At the end of our conversation, my friend Carl E. Scott reminded me that at the end of Part 1: Rousseau and the Romantic Project of his book Love and Friendship (see also here, here, here, and here), Allan Bloom (not Harold), student of Leo Strauss, analyzes and evaluates Tolstoy’s Anna Karenina. I need to fish for Love and Friendship - a book that I read long ago when my dad recommended it to me - in my library because it is a great supplement for understanding Tolstoy.
Part Two of Anna Karenina is even better than Part One, which to me is already a sign that this is a great novel. In this second half of Part Two there is very little mention of Levin and Oblansky, but Tolstoy leads us toward a deeper understanding of the internal and external characteristics of Anna, Vronsky, Count Alexei Alexandrovich Karenin, Kitty, and the Shtcherbatskys in particular. Tolstoy also introduces us to a few new characters, including Mademoiselle Varenka and Madame Stahl.
The horse racing scenes are vivid and unforgettable, foreshadowing the romantic but tragic confrontation between Vronsky and the pregnant Anna, followed by the story of Kitty’s healing in Carlsbad.

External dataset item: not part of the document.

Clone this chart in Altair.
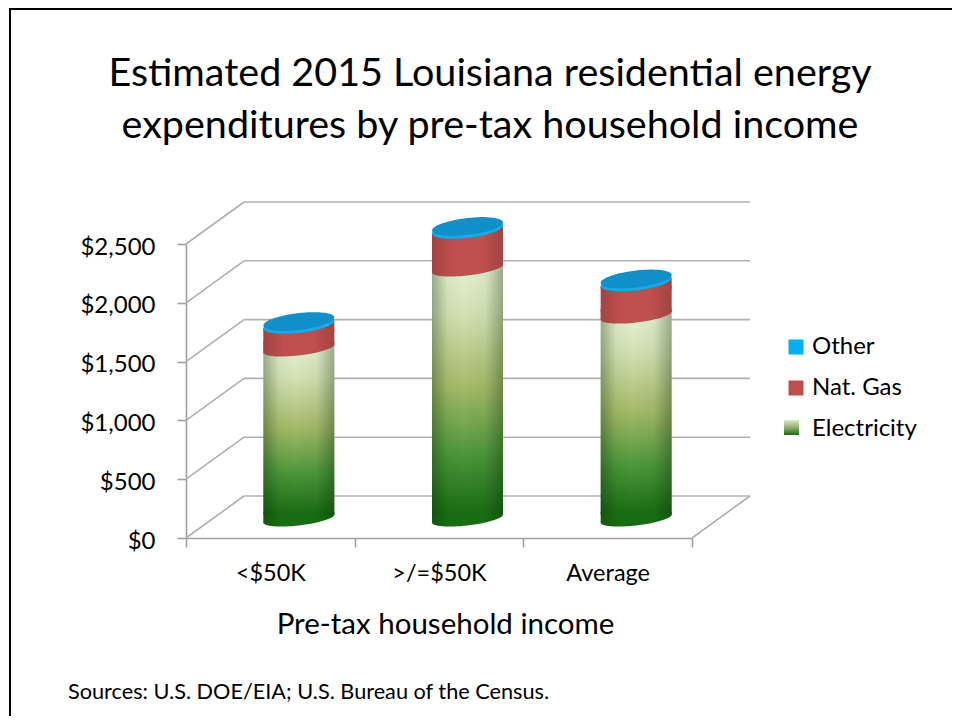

We had a great discussion about differences and similarities between Oblansky’s marriage and Karenin’s marriage, Kitty’s love and admiration for Anna and Kitty’s love and admiration for Varenka, and the role of children in the novel. I wondered what Kitty’s initial attraction toward Anna’s charisma and Kitty’s initial attraction toward Varenka’s religion might tell us about Tolstoy’s own thoughts on religion, and I wondered what role Anna’s son might play in the rest of the novel. It was also curious that Varenka alluded to “the most important thing” in life and relationships, but Book Two ends without any explicit definition of what that thing is.
What do you think that “most important thing” is? What is Varenka’s secret?